The answer can be positive if the answer to this is positive:

does $$\bigcup_{A\in G(\mathbb{Z})} A^{-1}BwBA$$ Zariski-dense in $$G$$?

When $$G=\operatorname{SL}_{n}(\mathbb C)$$ we get that $$w$$ is the permutation matrix of $$(123..n)$$ when $$B$$ is the upper triangular matrices and $$T$$ the diagonal matrices. Then since $$J=\{A\in \operatorname{SL}_{n}(\mathbb C)|\operatorname{disc}(A)\neq 0\}$$ is Zariski open there is a $$g\in J\cap H$$ and since every element of $$J(\mathbb Z)$$ is similar in $$\operatorname{SL}_{n}(\mathbb Z)$$ to some $$b_1wb_2$$ ,$$b_i\in B$$ and $$H$$ is normal, we get $$g\in H\cap BwB$$.

Here $$disc(A)$$ is the discriminant of the characteristic polynomial of A, when $$disc(A)\neq0$$ that mean that $$A$$ is similar to a companion matrix since all the roots of the characteristic polynomial of A are distinct.
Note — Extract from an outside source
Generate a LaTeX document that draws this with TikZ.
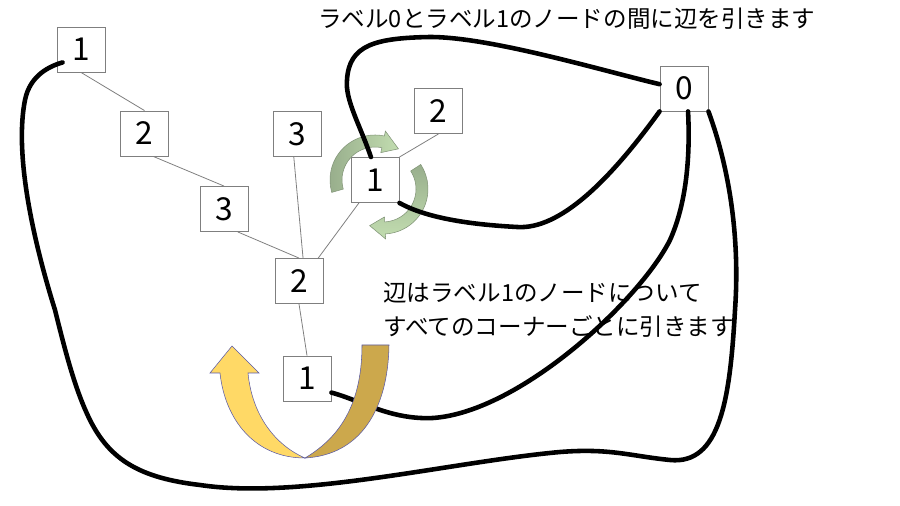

When $$G=\operatorname{SO}_{2n}(\mathbb C)=\{A\in\operatorname{SL}_{2n}(\mathbb C)\mid A^TJ_{2n}A=J_{2n}\}$$ where $$J_{2n}$$ is the identity matrix flipped 90 degrees and the index order is $$1,2...n,-n,...,-1$$. We get that $$w$$ is the permutation matrix of $$((n-1)(n-2)...1(1-n)(2-n)...(-1))(n(-n))$$ when $$B$$ is the upper triangular matrices and $$T$$ the diagonal matrices. I'm thinking of looking for an open set inside $$\{A\in \operatorname{SO}_{2n}(\mathbb C)|A$$ is conjugate to $$C(p_1)\oplus C(p_2)$$ in $$\operatorname{SL}_{2n}(\mathbb C),p_1|p_2,p_i\in\mathbb{C}[x]$$ monic and $$deg(p_1)=2 \}$$.

$$C(p)$$ is the companion matrix of the monic polynomial $$p$$.

In general $$G$$ where the Coxeter number $$h$$ is even there is a Coxeter element $$w_c$$ such that $$w_c^{h/2}=w_0$$ the longest element. So the open set $$Bw_0B=\prod_{i=1}^{h/2}Bw_iB$$ may say that $$\bigcup_{A\in G(\mathbb{Z})} A^{-1}Bw_cBA$$ is open?